Déjà défiée par les marchés alternatifs, la Bourse de Toronto pourrait faire bientôt face à la concurrence d'une nouvelle Bourse canadienne de plein exercice. Il s'agirait d'une situation inédite depuis le retrait de la Bourse de Montréal du marché des actions, il y a une dizaine d'années.

C'est du moins l'ambition de la firme Alpha Trading, la même qui, avec l'appui des plus gros courtiers canadiens, exploite un marché privé qui s'est hissé à 30% du volume des actions cotées à Toronto, en seulement 16 mois d'exploitation.

Avant la fin de l'année?

Alpha vient de demander un permis de Bourse complet auprès de la Commission des valeurs mobilières de l'Ontario (CVMO). Et si elle l'obtient «avant la fin de l'année», espère son président, Jos Schmitt, Alpha pourrait se retrouver en face à face direct avec la Bourse de Toronto dès le début de 2011.

«Alpha a démontré sa pertinence pour le marché boursier au Canada en grandissant et en atteignant la rentabilité plus rapidement que nos semblables en Europe et aux États-Unis. Alpha est maintenant prête à concurrencer la Bourse de Toronto sur un pied d'égalité», a expliqué M. Schmitt, en entretien avec La Presse Affaires.

Depuis novembre 2008, le permis de marché alternatif exploité par Alpha la restreint au marché secondaire hors-cote, c'est-à-dire la revente d'actions entre courtiers pour leurs clients.

Avec l'obtention d'un permis de Bourse complet, Alpha cible l'ajout de deux autres créneaux de marché: l'inscription d'actions nouvellement émises ainsi que la revente de données boursières.

Au Canada, ces deux créneaux demeurent l'apanage quasiment exclusif - et très lucratif - de la Bourse de Toronto et son affiliée, la Bourse TSX Croissance.

Entre-temps, malgré son permis partiel, Alpha s'est vite acquis une part de marché notable: près du tiers du volume des actions cotées à Toronto et 20% des actions cotées au TSX-croissance.

Aussi, l'essor rapide d'Alpha a forcé la Bourse de Toronto à abaisser ses tarifs de transactions au cours des derniers trimestres.

Ces baisses de tarifs ont entaché les résultats financiers et la valeur boursière du Groupe TMX, qui chapeaute les deux Bourses d'actions (Toronto et TSX Croissance) ainsi que la Bourse de Montréal et le marché BOX de Boston, spécialisés dans les produits dérivés.

Des analystes ont aussi rabaissé leurs prévisions de résultats pour TMX, ainsi que leurs recommandations envers ses actions.
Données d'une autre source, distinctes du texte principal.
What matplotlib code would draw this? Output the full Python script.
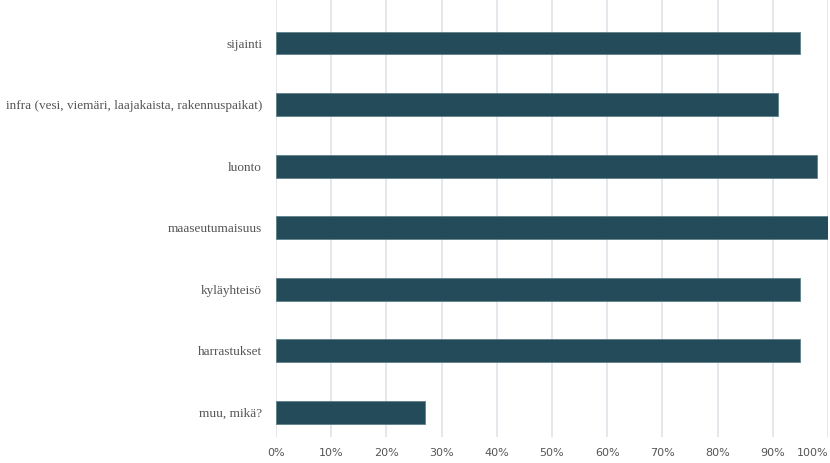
import numpy as np
import matplotlib
matplotlib.use("Agg")
from matplotlib import pyplot as plt
from matplotlib.ticker import PercentFormatter

categories = ["sijainti",
              "infra (vesi, viemäri, laajakaista, rakennuspaikat)",
              "luonto",
              "maaseutumaisuus",
              "kyläyhteisö",
              "harrastukset",
              "muu, mikä?"]
values = [95, 91, 98, 100, 95, 95, 27]
ticks = list(range(0, 101, 10))

fig = plt.figure(figsize=(8.3, 4.63), dpi=100)
ax = fig.add_axes([276 / 830, 1 - 437 / 463, 552 / 830, 437 / 463])

y = np.arange(len(categories))
ax.barh(y, values, height=0.37, color="#234b59", edgecolor="#5d7f8a",
        linewidth=0.6, zorder=3)

ax.set_xlim(0, 100)
ax.set_ylim(6.4, -0.7)
ax.set_xticks(ticks)
ax.xaxis.set_major_formatter(PercentFormatter(decimals=0))
ax.set_yticks(y)
ax.set_yticklabels(categories, family="Liberation Serif", fontsize=9.5,
                   color="#555555")
ax.tick_params(axis="y", length=0, pad=10)
ax.tick_params(axis="x", length=0, pad=8, labelsize=8, labelcolor="#555555")
ax.grid(axis="x", color="#e2e2ea", linewidth=1.2, zorder=0)
for s in ax.spines.values():
    s.set_visible(False)

# keep the last tick label inside the figure
ax.get_xticklabels()[-1].set_horizontalalignment("right")

fig.savefig("out.png", dpi=100)
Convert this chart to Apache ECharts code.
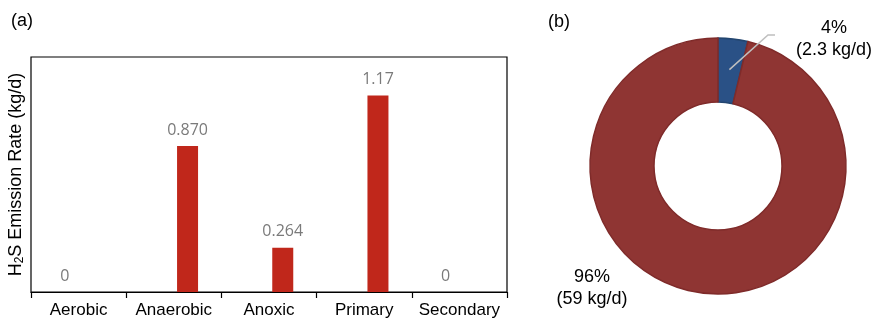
<!DOCTYPE html>
<html>
<head>
<meta charset="utf-8">
<script src="https://cdn.jsdelivr.net/npm/echarts@6/dist/echarts.min.js"></script>
<style>
  html, body { margin: 0; padding: 0; background: #fff; }
  #chart { width: 880px; height: 323px; }
</style>
</head>
<body>
<div id="chart"></div>
<script>
// Panel (a): H2S emission rate per process zone
const categories = ['Aerobic', 'Anaerobic', 'Anoxic', 'Primary', 'Secondary'];
// zero-valued zones sit in the left slot, emitting zones in the right slot
const zeroSeries = [0, null, null, null, 0];
const zeroLabels = ['0', '', '', '', '0'];
const emitSeries = [null, 0.870, 0.264, 1.17, null];
const emitLabels = ['', '0.870', '0.264', '1.17', ''];

// Panel (b): share of total emission
const pieNames = ['Minor', 'Major'];
const pieValues = [2.3, 59];
const pieLabels = ['4%\n(2.3 kg/d)', '96%\n(59 kg/d)'];

const chart = echarts.init(document.getElementById('chart'), null, { renderer: 'canvas' });

const pieCenter = [718, 166];
const pieRadius = [64, 128];
const FONT = 'Liberation Sans, Arial, sans-serif';

// leader line for the small slice: starts mid-ring at the slice's mid-angle
const total = pieValues.reduce((a, b) => a + b, 0);
const midAngle = Math.PI / 2 - (pieValues[0] / total) * Math.PI; // radians, from +x, counter-clockwise
const midR = (pieRadius[0] + pieRadius[1]) / 2 + 1;
const leadStart = [pieCenter[0] + midR * Math.cos(midAngle), pieCenter[1] - midR * Math.sin(midAngle)];

const valueLabel = (labels) => ({
  show: true,
  position: 'top',
  distance: 8,
  color: '#7a7a7a',
  fontFamily: 'Open Sans, sans-serif',
  fontSize: 16,
  formatter: (p) => labels[p.dataIndex]
});

chart.setOption({
  animation: false,
  backgroundColor: '#fff',
  textStyle: { fontFamily: FONT },
  graphic: [
    { type: 'text', left: 11, top: 12, style: { text: '(a)', font: '18px ' + FONT, fill: '#000' } },
    { type: 'text', left: 548, top: 13, style: { text: '(b)', font: '18px ' + FONT, fill: '#000' } },
    {
      type: 'polyline', z: 100,
      shape: { points: [leadStart, [768, 35], [775, 35]] },
      style: { stroke: '#bfbfbf', lineWidth: 1.5, fill: null }
    }
  ],
  grid: {
    left: 31, right: 373, top: 57, bottom: 31,
    containLabel: false,
    outerBoundsMode: 'none',
    show: true, borderColor: '#000', borderWidth: 1.2, backgroundColor: 'transparent'
  },
  xAxis: {
    type: 'category',
    data: categories,
    axisLine: { lineStyle: { color: '#000', width: 1.2 } },
    axisTick: { show: true, alignWithLabel: false, length: 6, lineStyle: { color: '#000', width: 1.2 } },
    axisLabel: { color: '#000', fontSize: 17, fontFamily: FONT, margin: 10, interval: 0, hideOverlap: false }
  },
  yAxis: {
    type: 'value',
    min: 0,
    max: 1.4,
    axisLabel: { show: false },
    axisTick: { show: false },
    axisLine: { show: false },
    splitLine: { show: false },
    name: '{a|H}{s|2}{a|S Emission Rate (kg/d)}',
    nameLocation: 'middle',
    nameRotate: 90,
    nameGap: 5,
    nameTextStyle: {
      rich: {
        a: { fontSize: 18, color: '#000', fontFamily: FONT },
        s: { fontSize: 12, color: '#000', fontFamily: FONT, verticalAlign: 'bottom', padding: [7, 0, 0, 0] }
      }
    }
  },
  series: [
    {
      type: 'bar',
      data: zeroSeries,
      barWidth: 21,
      barGap: '31%',
      itemStyle: { color: '#c0271b' },
      label: valueLabel(zeroLabels)
    },
    {
      type: 'bar',
      data: emitSeries,
      barWidth: 21,
      itemStyle: { color: '#c0271b' },
      label: valueLabel(emitLabels)
    },
    {
      type: 'pie',
      center: pieCenter,
      radius: pieRadius,
      startAngle: 90,
      clockwise: true,
      avoidLabelOverlap: false,
      data: pieNames.map((n, i) => ({
        name: n,
        value: pieValues[i],
        itemStyle: {
          color: i === 0 ? '#2a5186' : '#8f3533',
          borderColor: i === 0 ? '#234670' : '#7f2b2a',
          borderWidth: 1.5
        }
      })),
      label: {
        show: true,
        position: 'outside',
        formatter: (p) => pieLabels[p.dataIndex],
        color: '#000',
        fontSize: 18,
        fontFamily: FONT,
        lineHeight: 22,
        align: 'center'
      },
      labelLine: { show: false },
      labelLayout: (params) => {
        if (params.dataIndex === 0) {
          return { x: 834, y: 39, align: 'center', verticalAlign: 'middle' };
        }
        return { x: 592, y: 288, align: 'center', verticalAlign: 'middle' };
      },
      emphasis: { disabled: true }
    }
  ]
});
</script>
</body>
</html>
«Les perspectives d'affaires de TMX sont embrouillées, sinon négatives, face aux marchés alternatifs. Les baisses de tarifs à la Bourse de Toronto témoignent de l'érosion accélérée de ses parts de marché», écrivait Shubha Khan, analyste à la Financière Banque Nationale, dans une récente note à ses clients-investisseurs.

Pour leur part, des dirigeants de la Bourse de Toronto ont aussi manifesté leur appréhension envers l'essor rapide d'Alpha.

En entrevue récente à un quotidien torontois, le président du Groupe TMX, Tom Kloet, a même suggéré que les autorités boursières forcent les grands courtiers canadiens à réduire leur participation au capital-actions d'Alpha.

Selon M. Kloet, cette situation pourrait susciter un «conflit d'intérêts potentiel» entre les courtiers et l'opération d'un marché boursier.

Mais selon Jos Schmitt, président d'Alpha, ces propos traduisent une crainte exagérée envers de nouveaux concurrents. «Je souhaite qu'ils évoluent d'une réaction émotive contre la concurrence à son utilisation comme un motif à devenir encore meilleur», a indiqué M. Schmitt.

Depuis ses débuts, la propriété d'Alpha est partagée parmi les filiales boursières des six principales banques au Canada, dont la Nationale, ainsi que du Mouvement Desjardins.

Y participent aussi le gros courtier indépendant Canaccord Capital, ainsi que l'Office d'investissement du Régime de pensions du Canada, l'un des principaux investisseurs institutionnels au pays.

Avec de tels copropriétaires, Alpha a profité d'un apport considérable de transactions pour accélérer sa croissance initiale.

Mais, depuis, selon son président, Alpha a élargi sa clientèle avec une soixantaine des principaux courtiers et investisseurs au Canada.